Monday, December 22, 2014

Winter VII. English cooking + Yanks



Intro & Preface & Contents

Previous: Winter VI. Tea



English cooking



One has heard much condemnation of the English kitchen... The class which provides our servants is undeniably course and stupid, and its handiwork of every kind too often bears the native stamp. For all that, English victuals are, in quality, the best in the world, and English cookery is the wholesomest and the most appetizing known to any temperate clime.

... The aim of English cooking is so to deal with the raw material of man’s nourishment as to bring out, for the healthy palate, all its natural juices and savours... Our beef is veritably beef; at its best, such beef can be eaten in no other country under the sun... It never occurs to us to disguise the genuine flavor of food... Only English folk know what is meant by gravy....


Alpha.

As someone who has been a vegetarian for over 40 years, and ate very little “English” cooking while in Britain in the 1980s, I certainly can’t speak to this.

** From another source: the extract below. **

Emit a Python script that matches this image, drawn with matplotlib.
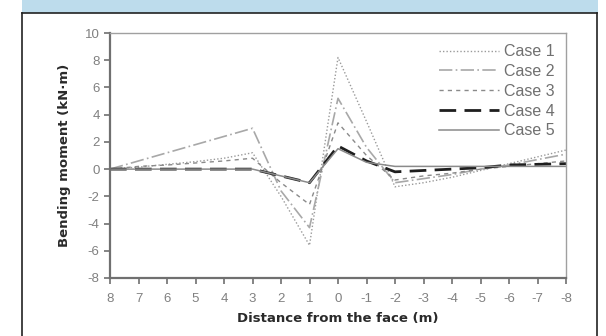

But I did eat meat through high school and it isn’t convincing that he praises boiling cod and mutton.


Yanks to the rescue.

The initial U.S. troops arriving in Europe in October 1917 closely resembled the BEF of 1914, they were the few regular Army divisions and Marine formations then ready, more or less, for combat. These units (the 1st, 2nd, 3rd, 4th infantry divisions) are familiar names in the military history of the United Sstates for the rest of the 20th and the early 21st centuries. However U.S. forces didn't start fighting until April of 1918 after their training was more advanced. By Summer, the previously mentioned units plus the 26th, 32nd, 33rd, and 42nd (all National Guard) divisions, and the 5th and 6th Marine regiments, were involved in resisting the big German offensive of 1918.  

At first there weren’t enough men to even form an independent American army on the entrenched line of battle. The Americans were attached to French armies as reinforcements. By late summer these initial units were joined by the 5th, 82nd, and 90th divisions, so Pershing, the American commander, was able to form the First (U.S.) Army. Colonel Douglas MacArthur fought with the 42nd division during the mid-summer Aisne-Marne offensive. Lieutenant Colonel George S. Patton lead 270 (Renault) tanks during the St Michel offensive, while Colonel "Billy" Mitchell commanded a force of 1,500 aircraft supporting that ground attack.

By the end of the war on 11/11/18, there were two U.S. Armies in the field as more and more men arrived in France from America. To the units mention above had been added the 28th, 29th, 35th, 37th, 77th, 79th, 80th, 81st, infantry divisions -- and that's an incomplete list. The war ended before the full might of U.S. strength could be employed in the field. (Another reason Christopher and Mark Tiejens were so disgusted by the Armistice, that the war wasn’t pursued into Germany itself.)


The U.S. Navy also reinforced the U.K. Grand Fleet after 7 December 1917 with Battleship Division Nine (4-5 battleships). These ships helped enforce the blockade of Germany until the end of the war.